The First Folio at 400
The chance meetings, narrow escapes and spooky coincidences that fill Shakespeare’s romances are also a feature of the histories and provenances of the 235 surviving copies of the First Folio (and of other famous rare books: the codex containing the only copy of Beowulf, for example, with its brittle vellum and singed edges, that was thrown to safety from a window during the Ashburnham House fire of 1731).
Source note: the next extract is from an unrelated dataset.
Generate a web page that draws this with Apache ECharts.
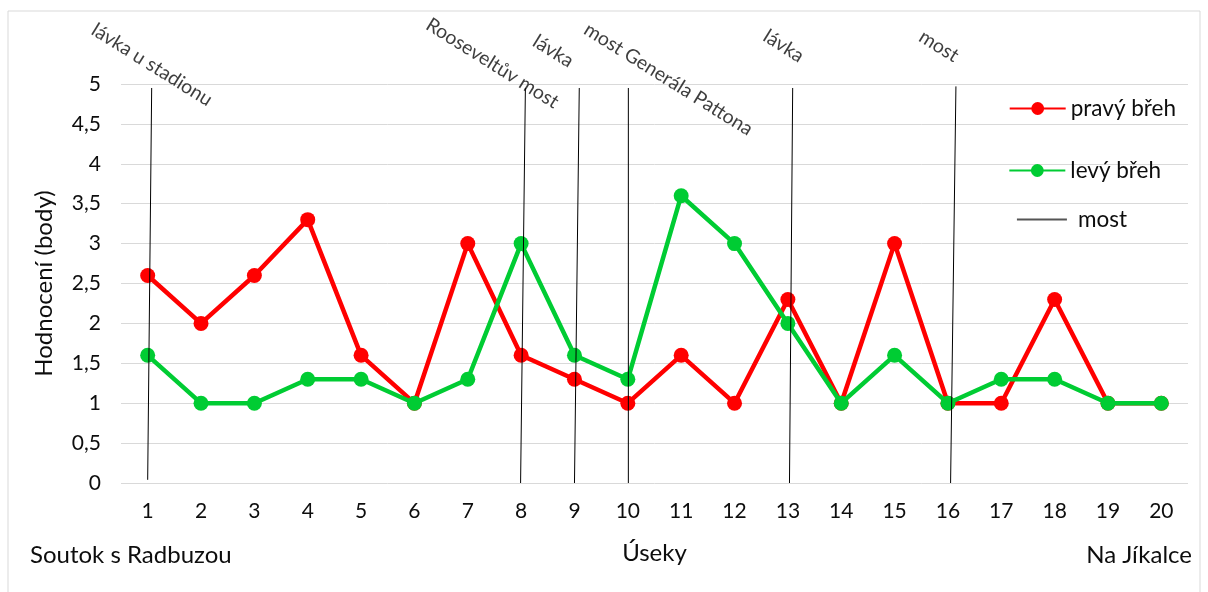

One much told tale concerns the copy of the First Folio that was sent to the Bodleian in 1624, shortly after it was published, and later disappeared. In 1905, an undergraduate named G.M.R. Turbutt brought his battered family Folio to Oxford to be dated by the experts at the Bodleian; his great-great-great-grandfather had bought it c.1750. The librarians soon realised that what they held in their hands was the lost copy, the library’s own, still in its original bindings. A case of Jacobean theft was the initial assumption, but Michael Dobson explained what had actually happened in a piece in the LRB in 2001:
At the same price as its predecessors, the [1663-64] Third Folio offered even better value, and its superiority was immediately recognised by the Bodleian Library, which promptly sold off the copy of the First Folio … and invested in this edition instead. Given that they could only countenance having a single copy of this irreligious and unedifying volume on their shelves, this was an eminently sensible thing for Bodley’s librarians to do – though their successors came to rue it in 1905, when the Library’s former copy of F1 turned up in private hands and the Bodleian felt obliged to buy it back for around £3000.
(That’s perhaps £450,000 in today’s money; a snip, compared to the record set at a Christie’s auction in 2020: $9.98 million.)
To mark the quatercentenary of the registration of the First Folio at Stationers’ Hall on 8 November 1623, we thought we’d reprint the opening paragraphs of Dobson’s piece, replicating as closely as possible the processes that William and Isaac Jaggard relied on over the two years it took them to assemble Mr. William Shakespeares Comedies, Histories, & Tragedies (‘a series of headaches’, as Dobson puts it). A limited edition print is available now from the LRB Store; a short film about the project will follow in a few weeks’ time.
How’s this, though, for a coincidence? I’d been vaguely aware of a First Folio story in my family history, but for reasons I’ll have to take up with my analyst, the details never stuck. Yesterday, as I was talking with the originator of the Folio400 campaign, which has supported the LRB’s project, I mentioned this tenuous connection, and thought to myself: I must look that up later and find out which copy it was. A forehead slap: my maternal grandmother’s maiden name was Turbutt. The private hands that brought the Bodleian’s First Folio back to the library were her uncle’s (the owner was her grandfather).
It was saved for the nation from the relentless Henry Folger (who’d amassed 79 copies when he died) by an Edwardian crowdfunding campaign. G.M.R. Turbutt was killed in the first months of the First World War. The money, alas, is long gone.